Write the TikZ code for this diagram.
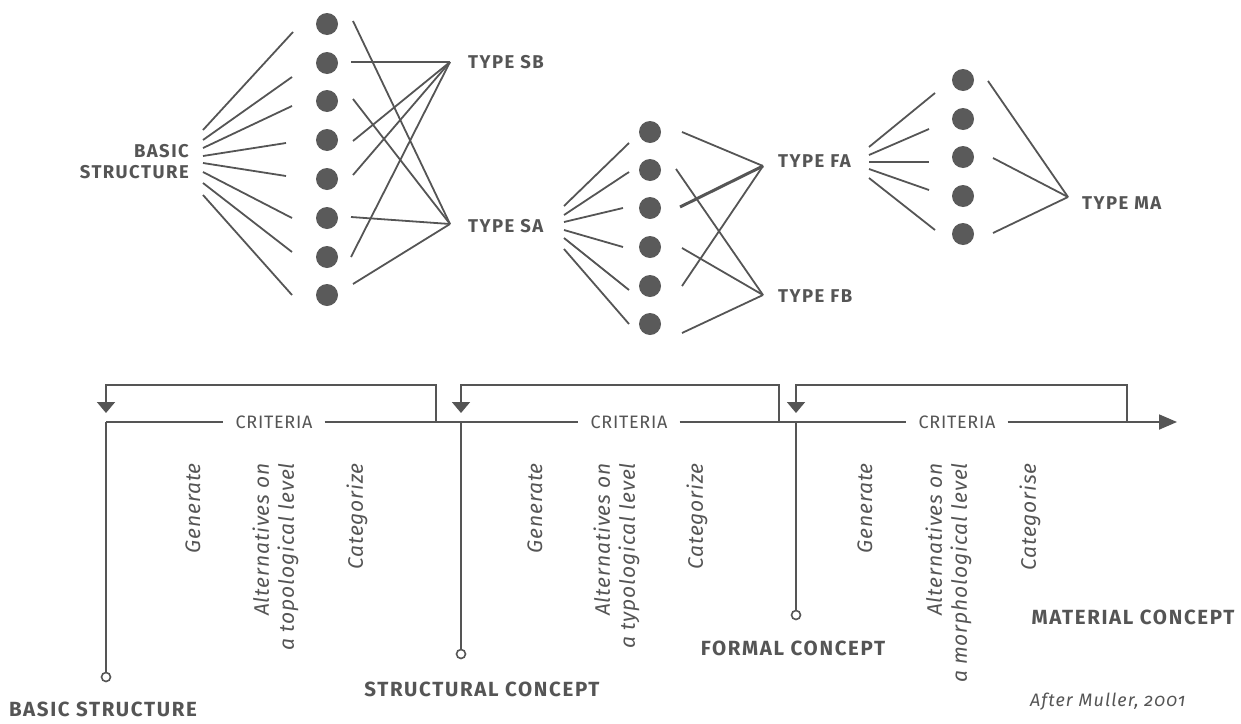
\documentclass[tikz,border=0pt]{standalone}
\usepackage{fontspec}
\setmainfont{Fira Sans}
\newfontfamily\toplabfont[LetterSpace=8]{Fira Sans}
\newfontfamily\botlabfont[LetterSpace=8]{Fira Sans}
\newfontfamily\itfont[LetterSpace=4]{Fira Sans}
\newfontfamily\critfont[LetterSpace=4]{Fira Sans}
\newfontfamily\srcfont[LetterSpace=6,Numbers=OldStyle]{Fira Sans}
\usetikzlibrary{arrows.meta}
\definecolor{ink}{HTML}{555555}
\definecolor{dotc}{HTML}{5A5A5A}
\tikzset{
  ln/.style={draw=ink, line width=1.8pt},
  thickln/.style={draw=ink, line width=3pt},
  dotn/.style={circle, fill=dotc, minimum size=22pt, inner sep=0pt},
  typelab/.style={text=ink, font=\toplabfont\bfseries\fontsize{18.5}{21}\selectfont, inner sep=0pt},
  botlab/.style={text=ink, font=\botlabfont\bfseries\fontsize{20.5}{22}\selectfont, inner sep=0pt},
  rotlab/.style={rotate=90, anchor=east, align=right, text=ink, inner sep=0pt,
    font=\itfont\itshape\fontsize{21}{25}\selectfont},
  crit/.style={text=ink, font=\critfont\fontsize{18}{20}\selectfont, inner xsep=12pt, inner ysep=0pt},
  endc/.style={circle, draw=ink, fill=white, line width=1.6pt, minimum size=9pt, inner sep=0pt},
  downtip/.style={-{Triangle[length=11pt,width=18pt]}},
}
\begin{document}
\begin{tikzpicture}[x=1pt,y=-1pt]
\useasboundingbox (0,0) rectangle (1241,723);

% ---------- labels (top) ----------
\node[typelab, align=right, anchor=east] (bs) at (189,162) {BASIC\\STRUCTURE};
\node[typelab, anchor=west] (tsb) at (468,62) {TYPE SB};
\node[typelab, anchor=west] (tsa) at (468,226) {TYPE SA};
\node[typelab, anchor=west] (tfa) at (778,161) {TYPE FA};
\node[typelab, anchor=west] (tfb) at (778,296) {TYPE FB};
\node[typelab, anchor=west] (tma) at (1082,203) {TYPE MA};

\coordinate (hubSB) at (450,62);
\coordinate (hubSA) at (450,224);
\coordinate (hubFA) at (763,166);
\coordinate (hubFB) at (763,295);
\coordinate (hubMA) at (1068,197);

% ---------- dots ----------
\foreach \y [count=\i] in {24,63,101,140,179,218,257,295}
  \node[dotn] (L\i) at (327,\y) {};
\foreach \y [count=\i] in {132,170,208,247,286,324}
  \node[dotn] (M\i) at (650,\y) {};
\foreach \y [count=\i] in {80,119,157,196,234}
  \node[dotn] (R\i) at (963,\y) {};

% ---------- fan from BASIC STRUCTURE ----------
\foreach \ya/\xb/\yb [count=\i] in {130/293/32,140/292/77,148/292/106,156/286/143,163/286/176,172/292/218,183/292/252,195/292/295}{
  \coordinate (bsA\i) at (203,\ya);
  \coordinate (bsB\i) at (\xb,\yb);
  \draw[ln] (bsA\i) -- (bsB\i);
}

% ---------- left dots to SB / SA ----------
\foreach \x/\y/\h [count=\i] in {353/21/hubSA,351/62/hubSB,353/99/hubSA,353/141/hubSB,353/175/hubSB,351/217/hubSA,351/257/hubSB,353/284/hubSA}{
  \coordinate (lo\i) at (\x,\y);
  \draw[ln] (lo\i) -- (\h);
}

% ---------- fan from TYPE SA ----------
\foreach \ya/\xb/\yb [count=\i] in {206/629/143,215/629/172,222/623/208,230/623/247,238/629/290,249/629/324}{
  \coordinate (saA\i) at (564,\ya);
  \coordinate (saB\i) at (\xb,\yb);
  \draw[ln] (saA\i) -- (saB\i);
}

% ---------- middle dots to FA / FB ----------
\foreach \x/\y/\h [count=\i] in {682/132/hubFA,676/169/hubFB,682/248/hubFB,682/286/hubFA,682/333/hubFB}{
  \coordinate (mo\i) at (\x,\y);
  \draw[ln] (mo\i) -- (\h);
}
\coordinate (moT) at (680,207);
\draw[thickln] (moT) -- (hubFA);

% ---------- fan from TYPE FA ----------
\foreach \ya/\xb/\yb [count=\i] in {147/935/93,155/929/129,162/929/162,169/929/190,178/935/230}{
  \coordinate (faA\i) at (869,\ya);
  \coordinate (faB\i) at (\xb,\yb);
  \draw[ln] (faA\i) -- (faB\i);
}

% ---------- right dots to MA ----------
\foreach \x/\y [count=\i] in {988/81,993/158,993/233}{
  \coordinate (ro\i) at (\x,\y);
  \draw[ln] (ro\i) -- (hubMA);
}

% ---------- bottom process line ----------
\coordinate (m0) at (106,422);
\node[crit] (cr1) at (274,422) {CRITERIA};
\node[crit] (cr2) at (629,422) {CRITERIA};
\node[crit] (cr3) at (957,422) {CRITERIA};
\coordinate (mend) at (1177,422);
\draw[ln] (m0) -- (cr1.west);
\draw[ln] (cr1.east) -- (cr2.west);
\draw[ln] (cr2.east) -- (cr3.west);
\draw[ln, -{Triangle[length=18pt,width=15pt]}] (cr3.east) -- (mend);

% feedback brackets
\coordinate (k1) at (436,422); \coordinate (a1) at (106,413);
\coordinate (k2) at (779,422); \coordinate (a2) at (461,413);
\coordinate (k3) at (1127,422); \coordinate (a3) at (796,413);
\draw[ln, downtip] (k1) -- ++(0,-37) -| (a1);
\draw[ln, downtip] (k2) -- ++(0,-37) -| (a2);
\draw[ln, downtip] (k3) -- ++(0,-37) -| (a3);

% stage verticals
\coordinate (v1) at (106,422);
\coordinate (v2) at (461,422);
\coordinate (v3) at (796,422);
\node[endc] (c1) at (106,677) {};
\node[endc] (c2) at (461,654) {};
\node[endc] (c3) at (796,615) {};
\draw[ln] (v1) -- (c1.north);
\draw[ln] (v2) -- (c2.north);
\draw[ln] (v3) -- (c3.north);

% rotated criteria texts
\node[rotlab] (g1) at (193,463) {Generate};
\node[rotlab] (al1) at (275.5,463) {Alternatives on\\a topological level};
\node[rotlab] (ca1) at (357,463) {Categorize};
\node[rotlab] (g2) at (535,463) {Generate};
\node[rotlab] (al2) at (616.5,463) {Alternatives on\\a typological level};
\node[rotlab] (ca2) at (697,463) {Categorize};
\node[rotlab] (g3) at (865,463) {Generate};
\node[rotlab] (al3) at (948.5,463) {Alternatives on\\a morphological level};
\node[rotlab] (ca3) at (1030,463) {Categorise};

% stage labels
\node[botlab] (lb1) at (103,709) {BASIC STRUCTURE};
\node[botlab] (lb2) at (482,689) {STRUCTURAL CONCEPT};
\node[botlab] (lb3) at (793,648) {FORMAL CONCEPT};
\node[botlab] (lb4) at (1133,617) {MATERIAL CONCEPT};
\node[text=ink, inner sep=0pt, anchor=west, font=\srcfont\itshape\fontsize{18}{20}\selectfont] (src) at (1030,702) {After Muller, 2001};
\end{tikzpicture}
\end{document}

Task instructions:
Reproduce all of the material exactly, apart from the pictures.

Answer in full:
Write the TikZ code for this diagram.
\documentclass[tikz,border=0pt]{standalone}
\usepackage{fontspec}
\setmainfont{Fira Sans}
\newfontfamily\toplabfont[LetterSpace=8]{Fira Sans}
\newfontfamily\botlabfont[LetterSpace=8]{Fira Sans}
\newfontfamily\itfont[LetterSpace=4]{Fira Sans}
\newfontfamily\critfont[LetterSpace=4]{Fira Sans}
\newfontfamily\srcfont[LetterSpace=6,Numbers=OldStyle]{Fira Sans}
\usetikzlibrary{arrows.meta}
\definecolor{ink}{HTML}{555555}
\definecolor{dotc}{HTML}{5A5A5A}
\tikzset{
  ln/.style={draw=ink, line width=1.8pt},
  thickln/.style={draw=ink, line width=3pt},
  dotn/.style={circle, fill=dotc, minimum size=22pt, inner sep=0pt},
  typelab/.style={text=ink, font=\toplabfont\bfseries\fontsize{18.5}{21}\selectfont, inner sep=0pt},
  botlab/.style={text=ink, font=\botlabfont\bfseries\fontsize{20.5}{22}\selectfont, inner sep=0pt},
  rotlab/.style={rotate=90, anchor=east, align=right, text=ink, inner sep=0pt,
    font=\itfont\itshape\fontsize{21}{25}\selectfont},
  crit/.style={text=ink, font=\critfont\fontsize{18}{20}\selectfont, inner xsep=12pt, inner ysep=0pt},
  endc/.style={circle, draw=ink, fill=white, line width=1.6pt, minimum size=9pt, inner sep=0pt},
  downtip/.style={-{Triangle[length=11pt,width=18pt]}},
}
\begin{document}
\begin{tikzpicture}[x=1pt,y=-1pt]
\useasboundingbox (0,0) rectangle (1241,723);

% ---------- labels (top) ----------
\node[typelab, align=right, anchor=east] (bs) at (189,162) {BASIC\\STRUCTURE};
\node[typelab, anchor=west] (tsb) at (468,62) {TYPE SB};
\node[typelab, anchor=west] (tsa) at (468,226) {TYPE SA};
\node[typelab, anchor=west] (tfa) at (778,161) {TYPE FA};
\node[typelab, anchor=west] (tfb) at (778,296) {TYPE FB};
\node[typelab, anchor=west] (tma) at (1082,203) {TYPE MA};

\coordinate (hubSB) at (450,62);
\coordinate (hubSA) at (450,224);
\coordinate (hubFA) at (763,166);
\coordinate (hubFB) at (763,295);
\coordinate (hubMA) at (1068,197);

% ---------- dots ----------
\foreach \y [count=\i] in {24,63,101,140,179,218,257,295}
  \node[dotn] (L\i) at (327,\y) {};
\foreach \y [count=\i] in {132,170,208,247,286,324}
  \node[dotn] (M\i) at (650,\y) {};
\foreach \y [count=\i] in {80,119,157,196,234}
  \node[dotn] (R\i) at (963,\y) {};

% ---------- fan from BASIC STRUCTURE ----------
\foreach \ya/\xb/\yb [count=\i] in {130/293/32,140/292/77,148/292/106,156/286/143,163/286/176,172/292/218,183/292/252,195/292/295}{
  \coordinate (bsA\i) at (203,\ya);
  \coordinate (bsB\i) at (\xb,\yb);
  \draw[ln] (bsA\i) -- (bsB\i);
}

% ---------- left dots to SB / SA ----------
\foreach \x/\y/\h [count=\i] in {353/21/hubSA,351/62/hubSB,353/99/hubSA,353/141/hubSB,353/175/hubSB,351/217/hubSA,351/257/hubSB,353/284/hubSA}{
  \coordinate (lo\i) at (\x,\y);
  \draw[ln] (lo\i) -- (\h);
}

% ---------- fan from TYPE SA ----------
\foreach \ya/\xb/\yb [count=\i] in {206/629/143,215/629/172,222/623/208,230/623/247,238/629/290,249/629/324}{
  \coordinate (saA\i) at (564,\ya);
  \coordinate (saB\i) at (\xb,\yb);
  \draw[ln] (saA\i) -- (saB\i);
}

% ---------- middle dots to FA / FB ----------
\foreach \x/\y/\h [count=\i] in {682/132/hubFA,676/169/hubFB,682/248/hubFB,682/286/hubFA,682/333/hubFB}{
  \coordinate (mo\i) at (\x,\y);
  \draw[ln] (mo\i) -- (\h);
}
\coordinate (moT) at (680,207);
\draw[thickln] (moT) -- (hubFA);

% ---------- fan from TYPE FA ----------
\foreach \ya/\xb/\yb [count=\i] in {147/935/93,155/929/129,162/929/162,169/929/190,178/935/230}{
  \coordinate (faA\i) at (869,\ya);
  \coordinate (faB\i) at (\xb,\yb);
  \draw[ln] (faA\i) -- (faB\i);
}

% ---------- right dots to MA ----------
\foreach \x/\y [count=\i] in {988/81,993/158,993/233}{
  \coordinate (ro\i) at (\x,\y);
  \draw[ln] (ro\i) -- (hubMA);
}

% ---------- bottom process line ----------
\coordinate (m0) at (106,422);
\node[crit] (cr1) at (274,422) {CRITERIA};
\node[crit] (cr2) at (629,422) {CRITERIA};
\node[crit] (cr3) at (957,422) {CRITERIA};
\coordinate (mend) at (1177,422);
\draw[ln] (m0) -- (cr1.west);
\draw[ln] (cr1.east) -- (cr2.west);
\draw[ln] (cr2.east) -- (cr3.west);
\draw[ln, -{Triangle[length=18pt,width=15pt]}] (cr3.east) -- (mend);

% feedback brackets
\coordinate (k1) at (436,422); \coordinate (a1) at (106,413);
\coordinate (k2) at (779,422); \coordinate (a2) at (461,413);
\coordinate (k3) at (1127,422); \coordinate (a3) at (796,413);
\draw[ln, downtip] (k1) -- ++(0,-37) -| (a1);
\draw[ln, downtip] (k2) -- ++(0,-37) -| (a2);
\draw[ln, downtip] (k3) -- ++(0,-37) -| (a3);

% stage verticals
\coordinate (v1) at (106,422);
\coordinate (v2) at (461,422);
\coordinate (v3) at (796,422);
\node[endc] (c1) at (106,677) {};
\node[endc] (c2) at (461,654) {};
\node[endc] (c3) at (796,615) {};
\draw[ln] (v1) -- (c1.north);
\draw[ln] (v2) -- (c2.north);
\draw[ln] (v3) -- (c3.north);

% rotated criteria texts
\node[rotlab] (g1) at (193,463) {Generate};
\node[rotlab] (al1) at (275.5,463) {Alternatives on\\a topological level};
\node[rotlab] (ca1) at (357,463) {Categorize};
\node[rotlab] (g2) at (535,463) {Generate};
\node[rotlab] (al2) at (616.5,463) {Alternatives on\\a typological level};
\node[rotlab] (ca2) at (697,463) {Categorize};
\node[rotlab] (g3) at (865,463) {Generate};
\node[rotlab] (al3) at (948.5,463) {Alternatives on\\a morphological level};
\node[rotlab] (ca3) at (1030,463) {Categorise};

% stage labels
\node[botlab] (lb1) at (103,709) {BASIC STRUCTURE};
\node[botlab] (lb2) at (482,689) {STRUCTURAL CONCEPT};
\node[botlab] (lb3) at (793,648) {FORMAL CONCEPT};
\node[botlab] (lb4) at (1133,617) {MATERIAL CONCEPT};
\node[text=ink, inner sep=0pt, anchor=west, font=\srcfont\itshape\fontsize{18}{20}\selectfont] (src) at (1030,702) {After Muller, 2001};
\end{tikzpicture}
\end{document}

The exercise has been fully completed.